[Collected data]
· · ·

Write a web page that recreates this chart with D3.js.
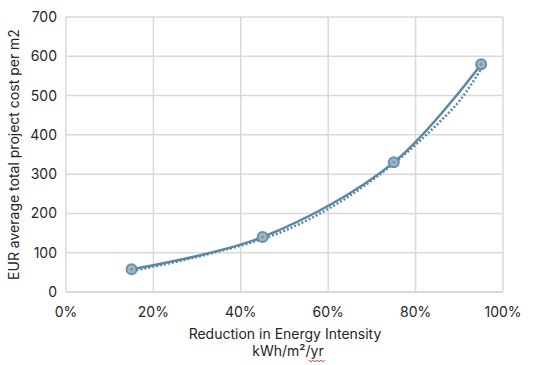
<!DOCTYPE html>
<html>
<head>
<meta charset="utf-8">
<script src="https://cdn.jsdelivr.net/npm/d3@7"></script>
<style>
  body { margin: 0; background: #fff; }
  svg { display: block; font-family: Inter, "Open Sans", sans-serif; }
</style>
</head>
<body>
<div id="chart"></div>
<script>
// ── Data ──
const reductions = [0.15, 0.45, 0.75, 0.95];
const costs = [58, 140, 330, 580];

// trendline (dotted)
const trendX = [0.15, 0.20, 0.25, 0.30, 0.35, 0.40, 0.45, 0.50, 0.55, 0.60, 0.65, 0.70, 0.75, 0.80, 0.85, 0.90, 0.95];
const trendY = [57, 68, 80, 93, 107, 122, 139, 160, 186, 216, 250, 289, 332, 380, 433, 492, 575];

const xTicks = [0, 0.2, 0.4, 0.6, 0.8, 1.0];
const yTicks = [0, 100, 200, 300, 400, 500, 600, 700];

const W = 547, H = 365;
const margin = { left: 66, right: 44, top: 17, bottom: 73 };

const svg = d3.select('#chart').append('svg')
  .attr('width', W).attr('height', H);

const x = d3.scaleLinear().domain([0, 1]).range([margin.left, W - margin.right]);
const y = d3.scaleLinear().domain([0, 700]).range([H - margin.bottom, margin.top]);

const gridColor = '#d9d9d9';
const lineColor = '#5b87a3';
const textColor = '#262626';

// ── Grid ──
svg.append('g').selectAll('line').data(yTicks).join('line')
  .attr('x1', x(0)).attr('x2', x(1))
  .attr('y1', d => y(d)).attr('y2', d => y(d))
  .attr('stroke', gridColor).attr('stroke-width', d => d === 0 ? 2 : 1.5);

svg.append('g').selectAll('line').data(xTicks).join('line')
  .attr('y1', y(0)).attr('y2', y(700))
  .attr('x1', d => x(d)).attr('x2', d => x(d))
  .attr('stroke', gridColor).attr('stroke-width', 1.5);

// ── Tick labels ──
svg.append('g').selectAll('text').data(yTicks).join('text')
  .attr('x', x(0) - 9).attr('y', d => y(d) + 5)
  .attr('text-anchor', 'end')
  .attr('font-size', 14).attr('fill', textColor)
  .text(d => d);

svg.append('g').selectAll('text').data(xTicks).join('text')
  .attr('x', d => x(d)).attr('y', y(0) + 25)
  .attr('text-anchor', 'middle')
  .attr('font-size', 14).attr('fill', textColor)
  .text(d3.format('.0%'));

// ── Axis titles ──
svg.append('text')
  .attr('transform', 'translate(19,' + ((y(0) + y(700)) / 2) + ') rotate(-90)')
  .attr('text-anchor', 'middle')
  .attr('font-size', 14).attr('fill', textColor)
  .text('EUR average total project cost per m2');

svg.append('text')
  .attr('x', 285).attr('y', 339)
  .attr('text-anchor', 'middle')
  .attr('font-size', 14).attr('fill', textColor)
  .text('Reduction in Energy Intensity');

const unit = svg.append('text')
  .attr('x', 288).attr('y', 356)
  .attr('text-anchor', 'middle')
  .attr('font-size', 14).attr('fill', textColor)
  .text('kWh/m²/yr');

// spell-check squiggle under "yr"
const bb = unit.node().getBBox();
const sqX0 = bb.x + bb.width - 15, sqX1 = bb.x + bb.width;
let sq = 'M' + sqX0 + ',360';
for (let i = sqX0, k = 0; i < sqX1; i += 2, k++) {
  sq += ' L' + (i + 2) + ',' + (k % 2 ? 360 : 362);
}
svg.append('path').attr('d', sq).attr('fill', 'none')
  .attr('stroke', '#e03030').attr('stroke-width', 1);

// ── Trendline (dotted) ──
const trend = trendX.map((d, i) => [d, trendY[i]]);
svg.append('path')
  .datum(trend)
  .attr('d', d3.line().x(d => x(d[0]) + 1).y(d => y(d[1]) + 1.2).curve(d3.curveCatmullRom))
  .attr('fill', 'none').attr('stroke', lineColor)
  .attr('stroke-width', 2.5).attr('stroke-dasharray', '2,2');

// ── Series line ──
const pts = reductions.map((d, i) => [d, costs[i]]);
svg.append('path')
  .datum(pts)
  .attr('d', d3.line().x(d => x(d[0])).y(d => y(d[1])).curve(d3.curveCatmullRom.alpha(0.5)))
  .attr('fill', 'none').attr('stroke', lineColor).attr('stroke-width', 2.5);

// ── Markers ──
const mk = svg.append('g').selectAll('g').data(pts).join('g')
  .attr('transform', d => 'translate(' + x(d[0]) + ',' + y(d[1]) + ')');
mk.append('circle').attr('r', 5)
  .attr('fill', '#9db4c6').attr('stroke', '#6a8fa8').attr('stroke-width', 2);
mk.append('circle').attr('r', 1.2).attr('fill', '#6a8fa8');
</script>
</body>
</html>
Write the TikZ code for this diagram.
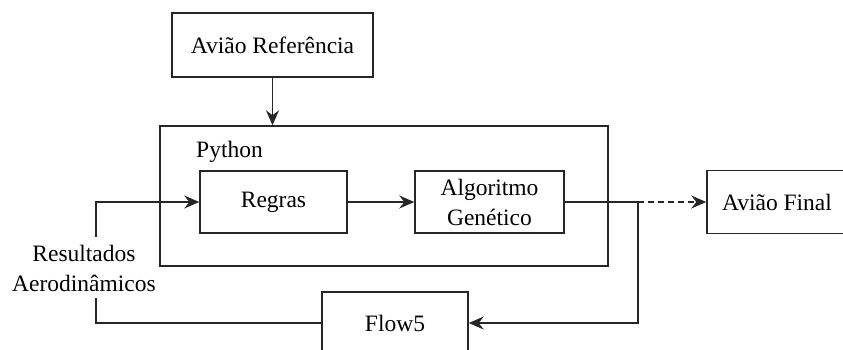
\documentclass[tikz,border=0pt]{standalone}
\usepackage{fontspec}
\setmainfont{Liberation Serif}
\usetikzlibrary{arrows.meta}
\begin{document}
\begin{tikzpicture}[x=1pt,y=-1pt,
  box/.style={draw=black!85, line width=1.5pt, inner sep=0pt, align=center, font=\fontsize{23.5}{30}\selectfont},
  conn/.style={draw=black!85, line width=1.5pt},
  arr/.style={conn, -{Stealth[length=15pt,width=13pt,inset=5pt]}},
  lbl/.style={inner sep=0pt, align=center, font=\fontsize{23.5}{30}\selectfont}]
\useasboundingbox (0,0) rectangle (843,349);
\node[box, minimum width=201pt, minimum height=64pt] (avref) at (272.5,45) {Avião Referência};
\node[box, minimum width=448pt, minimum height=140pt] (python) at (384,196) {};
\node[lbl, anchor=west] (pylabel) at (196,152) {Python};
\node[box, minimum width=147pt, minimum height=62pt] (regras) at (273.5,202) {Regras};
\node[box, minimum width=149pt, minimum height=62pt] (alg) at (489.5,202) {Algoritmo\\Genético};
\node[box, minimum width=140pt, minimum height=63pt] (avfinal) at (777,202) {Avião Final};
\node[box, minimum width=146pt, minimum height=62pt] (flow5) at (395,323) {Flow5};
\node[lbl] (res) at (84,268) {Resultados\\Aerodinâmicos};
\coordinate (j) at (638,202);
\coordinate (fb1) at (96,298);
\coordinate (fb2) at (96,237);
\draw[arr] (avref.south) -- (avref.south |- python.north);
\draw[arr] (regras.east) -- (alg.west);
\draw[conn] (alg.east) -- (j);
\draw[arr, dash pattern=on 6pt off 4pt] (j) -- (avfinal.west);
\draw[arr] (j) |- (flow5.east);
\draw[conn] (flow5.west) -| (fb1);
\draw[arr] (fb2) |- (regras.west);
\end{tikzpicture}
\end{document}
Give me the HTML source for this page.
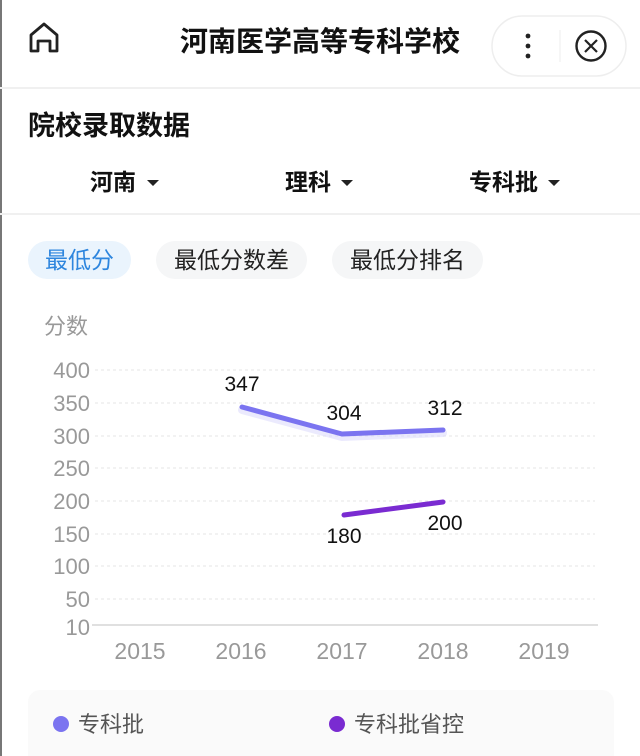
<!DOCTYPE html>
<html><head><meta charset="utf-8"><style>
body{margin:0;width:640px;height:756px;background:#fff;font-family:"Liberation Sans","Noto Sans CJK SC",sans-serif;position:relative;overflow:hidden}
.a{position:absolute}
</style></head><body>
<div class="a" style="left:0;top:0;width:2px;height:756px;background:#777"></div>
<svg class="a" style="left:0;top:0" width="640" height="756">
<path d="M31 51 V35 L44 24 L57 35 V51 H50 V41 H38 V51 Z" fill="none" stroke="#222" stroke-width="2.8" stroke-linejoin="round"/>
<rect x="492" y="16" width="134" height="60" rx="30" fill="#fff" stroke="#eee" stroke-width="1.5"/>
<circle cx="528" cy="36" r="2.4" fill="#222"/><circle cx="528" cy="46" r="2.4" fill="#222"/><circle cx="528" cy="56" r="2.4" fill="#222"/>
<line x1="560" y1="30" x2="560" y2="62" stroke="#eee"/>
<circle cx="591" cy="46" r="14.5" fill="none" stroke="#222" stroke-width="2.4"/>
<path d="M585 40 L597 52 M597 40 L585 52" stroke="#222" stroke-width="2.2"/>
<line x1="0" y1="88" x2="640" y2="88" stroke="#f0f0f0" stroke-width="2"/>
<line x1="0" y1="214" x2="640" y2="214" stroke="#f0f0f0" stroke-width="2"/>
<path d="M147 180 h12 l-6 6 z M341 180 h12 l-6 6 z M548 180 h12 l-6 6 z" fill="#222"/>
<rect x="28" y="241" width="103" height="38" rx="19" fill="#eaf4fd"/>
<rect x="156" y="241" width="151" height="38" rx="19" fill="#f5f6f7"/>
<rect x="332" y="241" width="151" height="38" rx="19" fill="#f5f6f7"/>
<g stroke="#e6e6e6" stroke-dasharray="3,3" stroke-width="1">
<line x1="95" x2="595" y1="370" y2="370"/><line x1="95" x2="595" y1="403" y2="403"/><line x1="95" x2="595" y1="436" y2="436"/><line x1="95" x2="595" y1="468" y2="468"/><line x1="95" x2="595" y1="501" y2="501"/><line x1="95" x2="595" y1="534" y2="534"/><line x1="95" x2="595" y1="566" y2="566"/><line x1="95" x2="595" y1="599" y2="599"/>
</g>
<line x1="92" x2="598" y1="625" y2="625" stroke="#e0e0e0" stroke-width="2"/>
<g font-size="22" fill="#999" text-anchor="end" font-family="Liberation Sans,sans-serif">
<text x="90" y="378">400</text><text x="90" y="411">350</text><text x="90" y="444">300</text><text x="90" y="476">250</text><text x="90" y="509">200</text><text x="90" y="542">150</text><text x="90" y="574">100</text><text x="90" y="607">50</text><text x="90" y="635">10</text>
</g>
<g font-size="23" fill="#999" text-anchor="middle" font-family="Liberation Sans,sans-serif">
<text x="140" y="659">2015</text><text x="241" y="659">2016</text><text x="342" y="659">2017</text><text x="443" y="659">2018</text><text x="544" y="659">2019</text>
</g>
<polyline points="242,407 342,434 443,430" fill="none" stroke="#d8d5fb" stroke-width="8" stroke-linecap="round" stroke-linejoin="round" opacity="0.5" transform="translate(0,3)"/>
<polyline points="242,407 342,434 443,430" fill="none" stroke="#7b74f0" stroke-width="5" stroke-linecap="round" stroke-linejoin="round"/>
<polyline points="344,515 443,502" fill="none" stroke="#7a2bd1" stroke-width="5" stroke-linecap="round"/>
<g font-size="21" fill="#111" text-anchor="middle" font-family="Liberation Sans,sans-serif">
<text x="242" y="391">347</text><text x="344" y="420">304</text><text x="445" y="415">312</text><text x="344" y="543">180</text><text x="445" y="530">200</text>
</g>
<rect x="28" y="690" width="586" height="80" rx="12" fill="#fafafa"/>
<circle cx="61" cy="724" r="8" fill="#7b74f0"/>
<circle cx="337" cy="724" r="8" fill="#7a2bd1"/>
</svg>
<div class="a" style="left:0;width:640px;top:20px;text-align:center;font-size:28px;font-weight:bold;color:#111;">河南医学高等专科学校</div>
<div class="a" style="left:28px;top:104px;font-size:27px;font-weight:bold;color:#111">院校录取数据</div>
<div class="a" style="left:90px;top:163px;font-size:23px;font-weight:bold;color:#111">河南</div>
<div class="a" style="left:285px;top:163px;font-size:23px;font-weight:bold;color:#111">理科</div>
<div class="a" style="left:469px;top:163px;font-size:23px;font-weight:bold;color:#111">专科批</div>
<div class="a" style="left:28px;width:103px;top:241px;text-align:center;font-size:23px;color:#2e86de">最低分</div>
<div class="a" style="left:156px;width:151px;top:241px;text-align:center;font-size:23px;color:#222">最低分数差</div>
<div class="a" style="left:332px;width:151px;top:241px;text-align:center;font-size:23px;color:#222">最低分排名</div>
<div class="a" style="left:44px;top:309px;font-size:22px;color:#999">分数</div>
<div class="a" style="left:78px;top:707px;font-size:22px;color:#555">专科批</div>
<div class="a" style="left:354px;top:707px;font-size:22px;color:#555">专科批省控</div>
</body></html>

· · ·

_Exercise directions_: From the material given, work out how many lines hold the string "chart"; state that number and nothing further.

_Solution to this exercise_: 3